1. Time off ~ Sleep in: I know, sometimes this is not an option. But if it is, it is very important. Try and grab a night off of everything. For me, I work 40 hours + and have a full-time campus schedule so this was not easy. Timing was perfect this time, so I had two days off that helped a lot. In this time, sleep as much as possible.

2: Sleep: Regarding above, sleep is when your body regenerates. I have not had any luck with ANY sort of cold medicine...I will generally take a sleeping aid in lieu of a cold medicine just so I can sleep. Also, acetaminophen medications are tricky things and should be taken in moderation 4+ hours a part due to their affect on the liver. Melatonin is a good alternative and can be found in vitamin form. A couple before bed with a hot glass of tea? Pure bliss. (This is controversial, but if you're up all night coughing, nothing works as quickly as a shot of dark liquor: Southern Comfort, Fireball, Jack Daniels, etc. Again, do not mix acetaminophen medications with alcohol of any kind. This can result in liver failure.)

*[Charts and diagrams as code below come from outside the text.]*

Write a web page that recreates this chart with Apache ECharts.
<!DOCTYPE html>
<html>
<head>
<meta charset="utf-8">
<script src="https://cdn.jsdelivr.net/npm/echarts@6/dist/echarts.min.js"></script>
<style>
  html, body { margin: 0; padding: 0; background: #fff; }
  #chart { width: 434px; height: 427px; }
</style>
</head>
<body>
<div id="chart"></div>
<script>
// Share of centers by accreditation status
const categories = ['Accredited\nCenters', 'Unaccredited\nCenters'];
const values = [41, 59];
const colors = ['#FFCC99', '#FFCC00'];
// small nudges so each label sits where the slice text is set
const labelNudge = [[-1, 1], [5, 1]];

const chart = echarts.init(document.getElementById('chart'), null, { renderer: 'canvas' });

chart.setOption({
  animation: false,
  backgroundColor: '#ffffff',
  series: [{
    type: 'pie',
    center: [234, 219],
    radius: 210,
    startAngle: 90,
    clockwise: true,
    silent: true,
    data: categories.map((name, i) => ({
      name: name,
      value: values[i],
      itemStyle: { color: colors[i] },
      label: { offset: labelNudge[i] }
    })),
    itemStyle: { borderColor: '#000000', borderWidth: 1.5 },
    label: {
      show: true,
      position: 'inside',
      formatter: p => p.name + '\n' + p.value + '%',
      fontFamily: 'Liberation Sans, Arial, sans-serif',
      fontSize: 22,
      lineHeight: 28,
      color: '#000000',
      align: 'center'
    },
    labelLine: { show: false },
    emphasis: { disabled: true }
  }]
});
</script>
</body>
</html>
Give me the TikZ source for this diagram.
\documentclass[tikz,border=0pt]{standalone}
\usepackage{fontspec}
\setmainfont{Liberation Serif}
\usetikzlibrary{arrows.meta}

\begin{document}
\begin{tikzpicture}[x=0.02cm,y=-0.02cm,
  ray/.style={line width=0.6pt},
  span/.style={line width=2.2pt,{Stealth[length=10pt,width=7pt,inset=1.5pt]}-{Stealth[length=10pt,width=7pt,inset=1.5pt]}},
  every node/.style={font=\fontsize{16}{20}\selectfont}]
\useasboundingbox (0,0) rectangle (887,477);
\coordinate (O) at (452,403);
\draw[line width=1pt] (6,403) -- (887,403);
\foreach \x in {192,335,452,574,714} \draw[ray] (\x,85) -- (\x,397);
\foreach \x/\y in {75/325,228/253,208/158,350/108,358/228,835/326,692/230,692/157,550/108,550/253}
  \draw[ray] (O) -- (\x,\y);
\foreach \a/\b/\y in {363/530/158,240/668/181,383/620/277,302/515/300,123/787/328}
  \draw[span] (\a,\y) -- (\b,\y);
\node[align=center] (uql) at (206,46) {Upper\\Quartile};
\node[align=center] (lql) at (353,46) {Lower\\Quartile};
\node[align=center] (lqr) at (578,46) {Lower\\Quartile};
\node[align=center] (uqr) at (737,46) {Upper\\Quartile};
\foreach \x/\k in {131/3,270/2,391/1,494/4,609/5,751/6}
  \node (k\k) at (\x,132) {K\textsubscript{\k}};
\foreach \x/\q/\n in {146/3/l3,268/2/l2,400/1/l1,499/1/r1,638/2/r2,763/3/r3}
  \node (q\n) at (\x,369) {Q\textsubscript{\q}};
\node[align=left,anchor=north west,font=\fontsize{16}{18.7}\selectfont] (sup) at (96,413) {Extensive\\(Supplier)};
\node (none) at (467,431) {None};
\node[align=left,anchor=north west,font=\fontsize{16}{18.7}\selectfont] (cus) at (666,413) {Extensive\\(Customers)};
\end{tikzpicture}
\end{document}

3. Liquids ~ Liquids ~ Liquids: Yes, yes, yes. Always have a drink available. Bottled water is of course an easy option. Keeping the throat moist keeps it from getting scratchy and generally will sway off a cough and a sore throat. Herbal teas + lemon + honey are really nice before bed or in place of a typical morning cup of coffee. Also, one certain thing that is OTC that does help is Theraflu. Organic/All Natural Orange Juice during the day, alternate with water + lemon works well. Avoid sugary sodas or artificial juices and coffee with additives; the sugar content will slow down healing. Again, whiskey can drum up a cough instantly, just don't overdo it. Nothing worse than being drunk and sick.

My Personal Arsenal

  • Airplane Bottles of Fireball Whiskey: Again, for the cough, it's tingly and not too overbearing and does the job when I need relief from a cough immediately.
  • Orange Juice: This stuff is so soothing. I also really like orange juice. Any source of vitamin C is wonderful here.
  • Bottled Water: Again, soothing and refreshing when you're full of sick "gunk."
  • Herbal Tea: You can make this the old school way or throw the bags into the Keurig. Add a few slices of lemon and honey and it's amazing. 
  • Peppermints/Gum: Bad cold = bad breath. I keep these when I need to go out to stop the coughing and clear up my bad breath.
  • Bath Salts/Scented Goodies: If I can smell or not, I love the cold and allergy salts. You can find these at the supermarket, usually, and they're wonderful. Follow up with the body wash and it'll really open you up. Also, incense, candles, oils in the appropriate scents are wonderful for a boost.